The cost to get a new furnace can be pricey. Dawson couldn't give an exact ballpark, because there's different variables for each project, but a new system could run you between $4,000 to $15,000.
“There’s so many things that may need to be corrected, or maybe issues that it’s impossible just to give out a simple price. Otherwise a lot of us would just go ahead and advertise on our website," Dawson said.
The real test of everyone's heating system will be the cold days to come when temperatures are consistently around 20 degrees F to 0 degrees F, Dawson said.
"That’s going to be the time when some of these older furnaces, the ones that are kind of past their life expectancy, that’s when we’re going to see a lot of them fail. They’re just not going to be able to keep up with the demand of the home," Dawson said.
At the start of the summer in June, Dawson said he expected the prices on heating and cooling equipment to rise, due to global supply chain shortages. He said his predictions came true.

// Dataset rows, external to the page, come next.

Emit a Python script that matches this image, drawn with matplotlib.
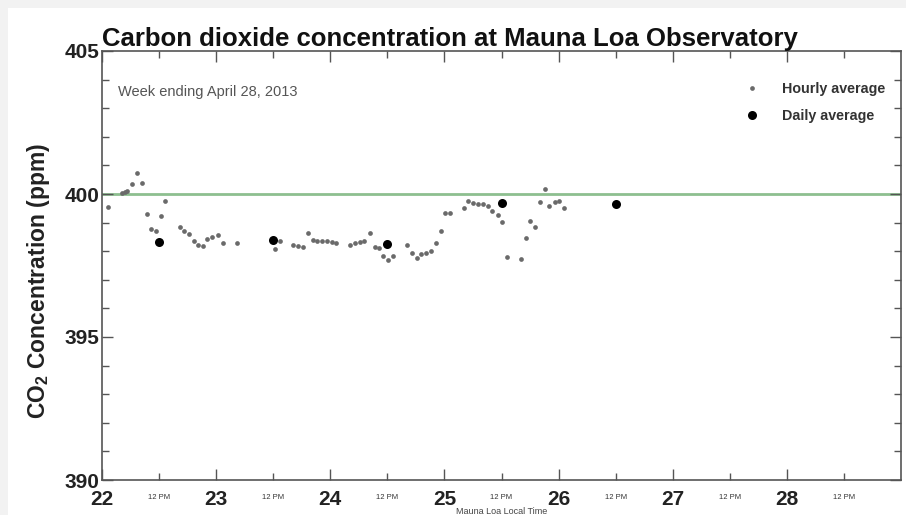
import numpy as np
import matplotlib.pyplot as plt
from matplotlib.patches import Rectangle

# hourly averages (day of April 2013, ppm)
hourly_day = [22.055, 22.175, 22.198, 22.221, 22.265, 22.306, 22.349, 22.390, 22.431,
              22.469, 22.513, 22.556, 22.679, 22.722, 22.762, 22.803, 22.845, 22.885,
              22.923, 22.967, 23.013, 23.057, 23.179, 23.517, 23.563, 23.671, 23.714,
              23.758, 23.802, 23.845, 23.884, 23.924, 23.968, 24.011, 24.050, 24.175,
              24.218, 24.256, 24.297, 24.349, 24.390, 24.428, 24.466, 24.504, 24.550,
              24.675, 24.719, 24.757, 24.797, 24.838, 24.879, 24.926, 24.967, 25.002,
              25.045, 25.170, 25.208, 25.251, 25.295, 25.339, 25.383, 25.421, 25.465,
              25.505, 25.552, 25.671, 25.712, 25.753, 25.797, 25.837, 25.878, 25.919,
              25.965, 26.003, 26.046]
hourly_ppm = [399.56, 400.02, 400.07, 400.10, 400.35, 400.74, 400.37, 399.30, 398.76,
              398.72, 399.22, 399.77, 398.86, 398.69, 398.60, 398.35, 398.23, 398.18,
              398.43, 398.50, 398.57, 398.27, 398.27, 398.07, 398.36, 398.23, 398.19,
              398.14, 398.62, 398.39, 398.35, 398.35, 398.34, 398.32, 398.28, 398.21,
              398.27, 398.33, 398.37, 398.64, 398.16, 398.12, 397.84, 397.69, 397.82,
              398.22, 397.92, 397.77, 397.89, 397.95, 398.00, 398.27, 398.71, 399.33,
              399.33, 399.50, 399.76, 399.69, 399.66, 399.64, 399.58, 399.41, 399.27,
              399.02, 397.79, 397.72, 398.46, 399.05, 398.85, 399.72, 400.18, 399.59,
              399.73, 399.77, 399.50]

# daily averages
daily_day = [22.5, 23.5, 24.5, 25.5, 26.5]
daily_ppm = [398.33, 398.40, 398.26, 399.69, 399.65]

day_ticks = [22, 23, 24, 25, 26, 27, 28]
noon_ticks = [22.5, 23.5, 24.5, 25.5, 26.5, 27.5, 28.5]

plt.rcParams['font.family'] = ['Liberation Sans', 'DejaVu Sans']

fig = plt.figure(figsize=(9.06, 5.15), dpi=100)
fig.patch.set_facecolor('#f2f2f2')
fig.patches.append(Rectangle((8 / 906, 0), 1, 1 - 8 / 515, transform=fig.transFigure,
                             facecolor='white', edgecolor='none', zorder=-5))

ax = fig.add_axes([102 / 906, 35 / 515, 799 / 906, 429 / 515])
ax.set_zorder(2)
ax.set_xlim(22, 29)
ax.set_ylim(390, 405)

ax.axhline(400, color='#8dbf8f', lw=2, zorder=1)
ax.plot(hourly_day, hourly_ppm, 'o', color='#6a6a6a', ms=3.4, mew=0, label='Hourly average', zorder=2)
ax.plot(daily_day, daily_ppm, 'o', color='black', ms=6.5, mew=0, label='Daily average', zorder=3)

ax.set_yticks([390, 395, 400, 405])
ax.set_yticks(np.arange(390, 406, 1), minor=True)
ax.set_xticks(day_ticks)
ax.set_xticks(noon_ticks, minor=True)
ax.set_xticklabels([str(d) for d in day_ticks], fontsize=15, fontweight='bold', color='#222222')
ax.set_xticklabels(['12 PM'] * len(noon_ticks), minor=True, fontsize=5.5, color='#333333')
ax.set_yticklabels(['390', '395', '400', '405'], fontsize=15, fontweight='bold', color='#222222')
ax.tick_params(which='both', direction='in', top=True, right=True, color='#555555', width=1)
ax.tick_params(which='major', length=8)
ax.tick_params(which='minor', length=5)
ax.tick_params(axis='y', which='major', pad=2)
ax.tick_params(axis='x', which='major', pad=7)
ax.tick_params(axis='x', which='minor', pad=10)
for s in ax.spines.values():
    s.set_color('#555555')
    s.set_linewidth(1.2)

ax.set_xlabel('Mauna Loa Local Time', fontsize=6.5, color='#444444', labelpad=-1)
ax.set_ylabel('CO$_\\mathregular{2}$ Concentration (ppm)', fontsize=16.5, fontweight='bold',
              color='#222222')
ax.yaxis.set_label_coords(-0.062, 0.465)
ax.set_title('Carbon dioxide concentration at Mauna Loa Observatory', fontsize=18.5,
             fontweight='bold', loc='left', pad=2, color='#111111')

ax.text(0.02, 0.895, 'Week ending April 28, 2013', transform=ax.transAxes, fontsize=10.5,
        color='#555555')
leg = ax.legend(loc='upper right', frameon=False, prop={'size': 10.3, 'weight': 'bold'},
                handletextpad=1.1, borderaxespad=0, labelspacing=0.85,
                bbox_to_anchor=(0.9875, 0.94))
for t in leg.get_texts():
    t.set_color('#333333')

fig.savefig('out.png', dpi=100, facecolor=fig.get_facecolor())
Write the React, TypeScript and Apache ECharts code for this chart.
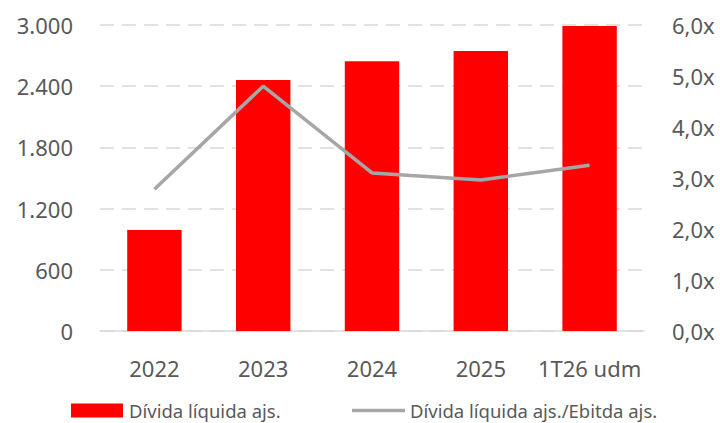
import React, { useEffect, useRef } from "react";
import * as echarts from "echarts";

const categories = ["2022", "2023", "2024", "2025", "1T26 udm"];
const debt = [990, 2460, 2645, 2745, 2990];
const leverage = [2.78, 4.8, 3.1, 2.96, 3.25];
const barName = "Dívida líquida ajs.";
const lineName = "Dívida líquida ajs./Ebitda ajs.";

const FONT = "'Noto Sans', 'Open Sans', sans-serif";
const TXT = "#595959";

export default function App() {
  const ref = useRef<HTMLDivElement>(null);
  useEffect(() => {
    if (!ref.current) return;
    const chart = echarts.init(ref.current, null, { renderer: "svg" });
    chart.setOption({
      animation: false,
      textStyle: { fontFamily: FONT },
      grid: { left: 100, right: 76, top: 25, bottom: 92, containLabel: false },
      legend: [
        {
          data: [{ name: barName, icon: "rect" }],
          left: 66,
          top: 396,
          itemWidth: 52,
          itemHeight: 14,
          itemGap: 6,
          textStyle: { color: TXT, fontSize: 18.5, fontFamily: FONT, padding: [0, 0, 0, 1] },
        },
        {
          data: [{ name: lineName, icon: "rect", itemStyle: { color: "#a6a6a6" } }],
          left: 347,
          top: 396,
          itemWidth: 53,
          itemHeight: 3.5,
          textStyle: { color: TXT, fontSize: 18.5, fontFamily: FONT },
        },
      ],
      xAxis: {
        type: "category",
        data: categories,
        axisTick: { show: false },
        axisLine: { lineStyle: { color: "#d9d9d9", width: 1.5 } },
        axisLabel: { color: TXT, fontSize: 22, margin: 26, fontFamily: FONT, interval: 0 },
      },
      yAxis: [
        {
          type: "value",
          min: 0,
          max: 3000,
          interval: 600,
          axisLine: { show: false },
          axisTick: { show: false },
          axisLabel: {
            color: TXT,
            fontSize: 22,
            margin: 27,
            fontFamily: FONT,
            formatter: (v: number) => v.toLocaleString("de-DE"),
          },
          splitLine: { lineStyle: { color: "#d9d9d9", type: [14, 8], width: 1.5 } },
        },
        {
          type: "value",
          min: 0,
          max: 6,
          interval: 1,
          axisLine: { show: false },
          axisTick: { show: false },
          axisLabel: {
            color: TXT,
            fontSize: 22,
            margin: 28,
            fontFamily: FONT,
            formatter: (v: number) => v.toFixed(1).replace(".", ",") + "x",
          },
          splitLine: { show: false },
        },
      ],
      series: [
        {
          name: barName,
          type: "bar",
          data: debt,
          barWidth: "50%",
          itemStyle: { color: "#ff0000" },
          yAxisIndex: 0,
        },
        {
          name: lineName,
          type: "line",
          data: leverage,
          yAxisIndex: 1,
          symbol: "none",
          lineStyle: { color: "#a6a6a6", width: 3.5 },
          itemStyle: { color: "#a6a6a6" },
        },
      ],
    });
    return () => chart.dispose();
  }, []);
  return <div ref={ref} style={{ width: 720, height: 423, position: "absolute", left: 0, top: 0 }} />;
}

Over the past few months, Dawson said manufacturers have had two rounds of price increases, between five to eight percent.
"We've definitely seen some continued strain in that global supply of stuff there. Right now, it looks like we're set up, a lot of places are really set up with furnaces. Ready to go for those change outs. I don't know what that's going to look like in two months. That's just kind of the way things are right now, unfortunately," Dawson said.